**REQUEST**:
Copy the material below verbatim from the line with "Output the LaTeX" to the line with "(valor) at (565,386)", both lines included, omitting pictures and every line outside that range.

**WORKING DATA**:
+++
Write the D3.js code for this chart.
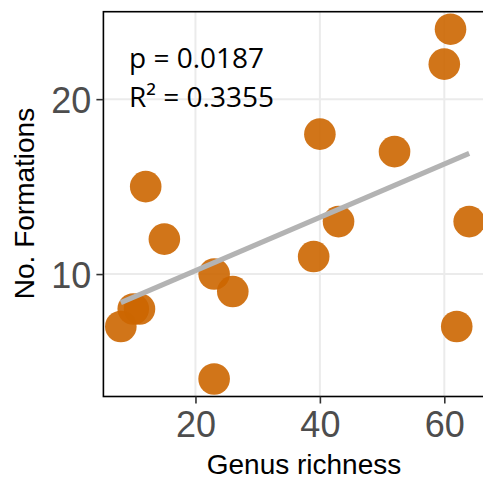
+++
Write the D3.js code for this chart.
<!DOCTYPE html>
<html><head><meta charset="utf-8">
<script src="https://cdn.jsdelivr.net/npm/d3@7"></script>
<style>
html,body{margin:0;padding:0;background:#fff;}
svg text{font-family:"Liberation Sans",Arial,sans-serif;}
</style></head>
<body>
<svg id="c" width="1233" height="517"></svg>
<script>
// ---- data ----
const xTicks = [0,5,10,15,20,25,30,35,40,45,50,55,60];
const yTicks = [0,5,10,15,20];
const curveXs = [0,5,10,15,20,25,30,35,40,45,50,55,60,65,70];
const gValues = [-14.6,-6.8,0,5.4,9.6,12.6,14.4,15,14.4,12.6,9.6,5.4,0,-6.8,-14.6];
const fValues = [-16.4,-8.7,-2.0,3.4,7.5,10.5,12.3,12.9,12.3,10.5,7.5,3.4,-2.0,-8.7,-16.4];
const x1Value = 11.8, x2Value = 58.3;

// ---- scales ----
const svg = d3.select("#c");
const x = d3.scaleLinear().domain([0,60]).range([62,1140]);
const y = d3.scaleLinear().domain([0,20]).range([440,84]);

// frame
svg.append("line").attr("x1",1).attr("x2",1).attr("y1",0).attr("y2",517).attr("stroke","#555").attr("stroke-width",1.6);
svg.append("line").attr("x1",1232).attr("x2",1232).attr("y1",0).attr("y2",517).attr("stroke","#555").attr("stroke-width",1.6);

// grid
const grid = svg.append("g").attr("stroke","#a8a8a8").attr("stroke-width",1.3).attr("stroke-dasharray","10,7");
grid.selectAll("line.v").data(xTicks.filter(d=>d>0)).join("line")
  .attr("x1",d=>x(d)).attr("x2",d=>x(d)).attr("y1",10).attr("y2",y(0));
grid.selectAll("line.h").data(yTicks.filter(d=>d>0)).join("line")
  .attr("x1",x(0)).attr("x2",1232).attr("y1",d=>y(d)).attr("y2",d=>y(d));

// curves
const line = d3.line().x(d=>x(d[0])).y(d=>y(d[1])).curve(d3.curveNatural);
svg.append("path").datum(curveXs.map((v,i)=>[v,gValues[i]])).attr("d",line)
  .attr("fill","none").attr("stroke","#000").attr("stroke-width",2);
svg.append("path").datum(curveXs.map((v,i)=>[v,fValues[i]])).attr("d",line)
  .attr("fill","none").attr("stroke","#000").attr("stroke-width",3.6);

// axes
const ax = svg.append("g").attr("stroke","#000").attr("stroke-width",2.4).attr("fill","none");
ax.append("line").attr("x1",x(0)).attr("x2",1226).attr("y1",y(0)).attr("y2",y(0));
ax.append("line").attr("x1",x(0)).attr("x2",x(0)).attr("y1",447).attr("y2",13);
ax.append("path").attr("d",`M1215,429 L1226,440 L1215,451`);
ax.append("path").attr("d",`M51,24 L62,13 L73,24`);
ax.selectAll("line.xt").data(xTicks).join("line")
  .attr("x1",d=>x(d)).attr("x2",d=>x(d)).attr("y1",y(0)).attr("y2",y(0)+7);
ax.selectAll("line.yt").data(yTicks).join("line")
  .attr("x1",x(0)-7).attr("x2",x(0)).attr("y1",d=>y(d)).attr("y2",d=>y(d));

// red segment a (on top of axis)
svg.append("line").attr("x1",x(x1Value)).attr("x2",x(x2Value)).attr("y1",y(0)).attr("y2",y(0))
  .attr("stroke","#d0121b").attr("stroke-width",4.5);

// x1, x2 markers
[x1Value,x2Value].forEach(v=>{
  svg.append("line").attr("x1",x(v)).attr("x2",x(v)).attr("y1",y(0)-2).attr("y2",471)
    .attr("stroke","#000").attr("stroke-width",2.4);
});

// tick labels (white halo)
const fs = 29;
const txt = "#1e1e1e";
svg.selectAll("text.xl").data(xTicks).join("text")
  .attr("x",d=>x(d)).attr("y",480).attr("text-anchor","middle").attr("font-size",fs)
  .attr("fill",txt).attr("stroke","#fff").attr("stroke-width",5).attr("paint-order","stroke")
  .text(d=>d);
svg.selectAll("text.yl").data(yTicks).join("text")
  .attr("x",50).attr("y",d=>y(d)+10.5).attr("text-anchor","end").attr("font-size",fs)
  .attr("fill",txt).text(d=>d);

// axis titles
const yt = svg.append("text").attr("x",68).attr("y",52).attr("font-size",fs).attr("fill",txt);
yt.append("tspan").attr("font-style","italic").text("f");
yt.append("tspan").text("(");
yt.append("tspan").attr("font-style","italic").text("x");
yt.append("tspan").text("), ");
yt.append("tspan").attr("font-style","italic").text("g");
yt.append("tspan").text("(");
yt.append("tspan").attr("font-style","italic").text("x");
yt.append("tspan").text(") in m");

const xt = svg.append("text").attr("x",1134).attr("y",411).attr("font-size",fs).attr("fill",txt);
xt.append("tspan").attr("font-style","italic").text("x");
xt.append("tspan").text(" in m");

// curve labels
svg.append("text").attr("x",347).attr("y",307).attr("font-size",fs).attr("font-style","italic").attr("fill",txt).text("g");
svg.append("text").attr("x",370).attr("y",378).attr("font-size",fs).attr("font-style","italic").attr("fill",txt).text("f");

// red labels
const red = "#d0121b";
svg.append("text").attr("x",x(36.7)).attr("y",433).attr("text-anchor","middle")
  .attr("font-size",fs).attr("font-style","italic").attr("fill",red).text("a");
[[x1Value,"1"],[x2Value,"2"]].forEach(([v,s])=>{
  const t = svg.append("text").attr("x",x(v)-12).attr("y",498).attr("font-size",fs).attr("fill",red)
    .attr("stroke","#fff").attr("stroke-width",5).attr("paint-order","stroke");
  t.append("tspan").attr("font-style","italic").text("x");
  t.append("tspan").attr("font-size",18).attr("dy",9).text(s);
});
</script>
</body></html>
+++
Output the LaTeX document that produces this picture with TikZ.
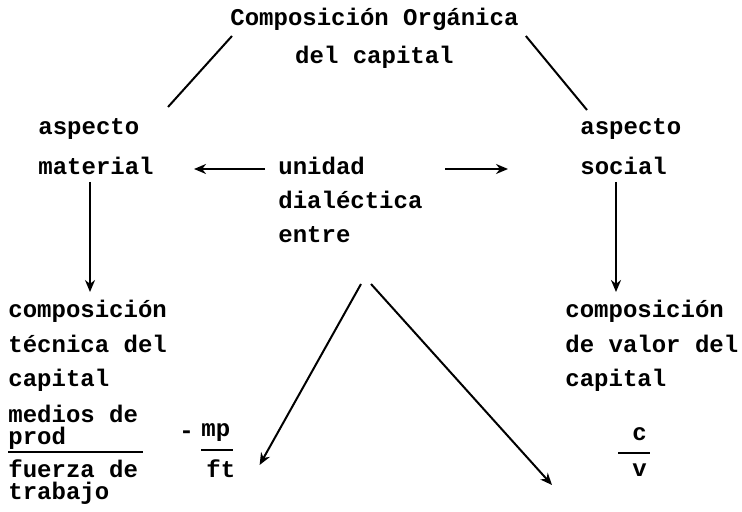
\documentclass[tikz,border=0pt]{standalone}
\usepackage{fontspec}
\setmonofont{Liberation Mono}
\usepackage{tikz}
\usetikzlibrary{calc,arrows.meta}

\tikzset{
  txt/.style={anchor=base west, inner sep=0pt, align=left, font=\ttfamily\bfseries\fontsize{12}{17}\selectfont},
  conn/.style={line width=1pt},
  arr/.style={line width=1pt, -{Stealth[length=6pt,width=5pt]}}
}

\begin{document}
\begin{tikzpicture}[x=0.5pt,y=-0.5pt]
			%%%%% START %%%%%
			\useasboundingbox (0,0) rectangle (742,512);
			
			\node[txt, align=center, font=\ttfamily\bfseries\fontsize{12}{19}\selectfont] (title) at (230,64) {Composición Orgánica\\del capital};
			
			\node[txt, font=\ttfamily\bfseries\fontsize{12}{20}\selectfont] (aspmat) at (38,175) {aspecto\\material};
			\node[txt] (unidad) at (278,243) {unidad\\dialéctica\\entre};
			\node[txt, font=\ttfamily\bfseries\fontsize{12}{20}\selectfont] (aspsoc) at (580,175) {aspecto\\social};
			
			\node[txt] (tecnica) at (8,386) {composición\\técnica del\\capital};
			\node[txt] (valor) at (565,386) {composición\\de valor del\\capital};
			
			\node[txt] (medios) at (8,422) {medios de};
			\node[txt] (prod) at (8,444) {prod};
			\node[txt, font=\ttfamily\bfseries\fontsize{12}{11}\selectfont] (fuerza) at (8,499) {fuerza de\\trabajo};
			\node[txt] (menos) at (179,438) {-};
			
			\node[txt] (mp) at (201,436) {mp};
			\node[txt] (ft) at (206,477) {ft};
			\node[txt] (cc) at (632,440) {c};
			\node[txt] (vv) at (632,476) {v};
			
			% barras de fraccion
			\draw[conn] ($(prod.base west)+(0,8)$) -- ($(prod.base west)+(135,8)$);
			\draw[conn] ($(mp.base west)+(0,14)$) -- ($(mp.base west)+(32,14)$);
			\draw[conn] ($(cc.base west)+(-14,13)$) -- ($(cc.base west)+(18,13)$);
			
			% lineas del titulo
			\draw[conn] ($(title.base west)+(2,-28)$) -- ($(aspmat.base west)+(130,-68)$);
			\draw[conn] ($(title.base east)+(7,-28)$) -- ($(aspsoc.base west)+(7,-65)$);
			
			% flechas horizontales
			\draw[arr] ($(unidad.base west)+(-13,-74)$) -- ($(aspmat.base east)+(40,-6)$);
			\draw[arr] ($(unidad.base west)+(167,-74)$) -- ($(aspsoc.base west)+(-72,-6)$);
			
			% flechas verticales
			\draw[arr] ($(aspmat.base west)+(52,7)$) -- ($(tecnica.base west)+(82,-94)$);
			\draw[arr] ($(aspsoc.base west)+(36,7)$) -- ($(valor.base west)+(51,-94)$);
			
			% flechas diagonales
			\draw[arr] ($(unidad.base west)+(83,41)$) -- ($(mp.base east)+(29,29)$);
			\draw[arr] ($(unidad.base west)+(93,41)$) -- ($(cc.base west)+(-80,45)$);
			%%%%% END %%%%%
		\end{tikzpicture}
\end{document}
+++
**SOLUTION FOR THIS EXERCISE**:
Output the LaTeX document that produces this picture with TikZ.
\documentclass[tikz,border=0pt]{standalone}
\usepackage{fontspec}
\setmonofont{Liberation Mono}
\usepackage{tikz}
\usetikzlibrary{calc,arrows.meta}

\tikzset{
  txt/.style={anchor=base west, inner sep=0pt, align=left, font=\ttfamily\bfseries\fontsize{12}{17}\selectfont},
  conn/.style={line width=1pt},
  arr/.style={line width=1pt, -{Stealth[length=6pt,width=5pt]}}
}

\begin{document}
\begin{tikzpicture}[x=0.5pt,y=-0.5pt]
			%%%%% START %%%%%
			\useasboundingbox (0,0) rectangle (742,512);
			
			\node[txt, align=center, font=\ttfamily\bfseries\fontsize{12}{19}\selectfont] (title) at (230,64) {Composición Orgánica\\del capital};
			
			\node[txt, font=\ttfamily\bfseries\fontsize{12}{20}\selectfont] (aspmat) at (38,175) {aspecto\\material};
			\node[txt] (unidad) at (278,243) {unidad\\dialéctica\\entre};
			\node[txt, font=\ttfamily\bfseries\fontsize{12}{20}\selectfont] (aspsoc) at (580,175) {aspecto\\social};
			
			\node[txt] (tecnica) at (8,386) {composición\\técnica del\\capital};
			\node[txt] (valor) at (565,386) {composición\\de valor del\\capital};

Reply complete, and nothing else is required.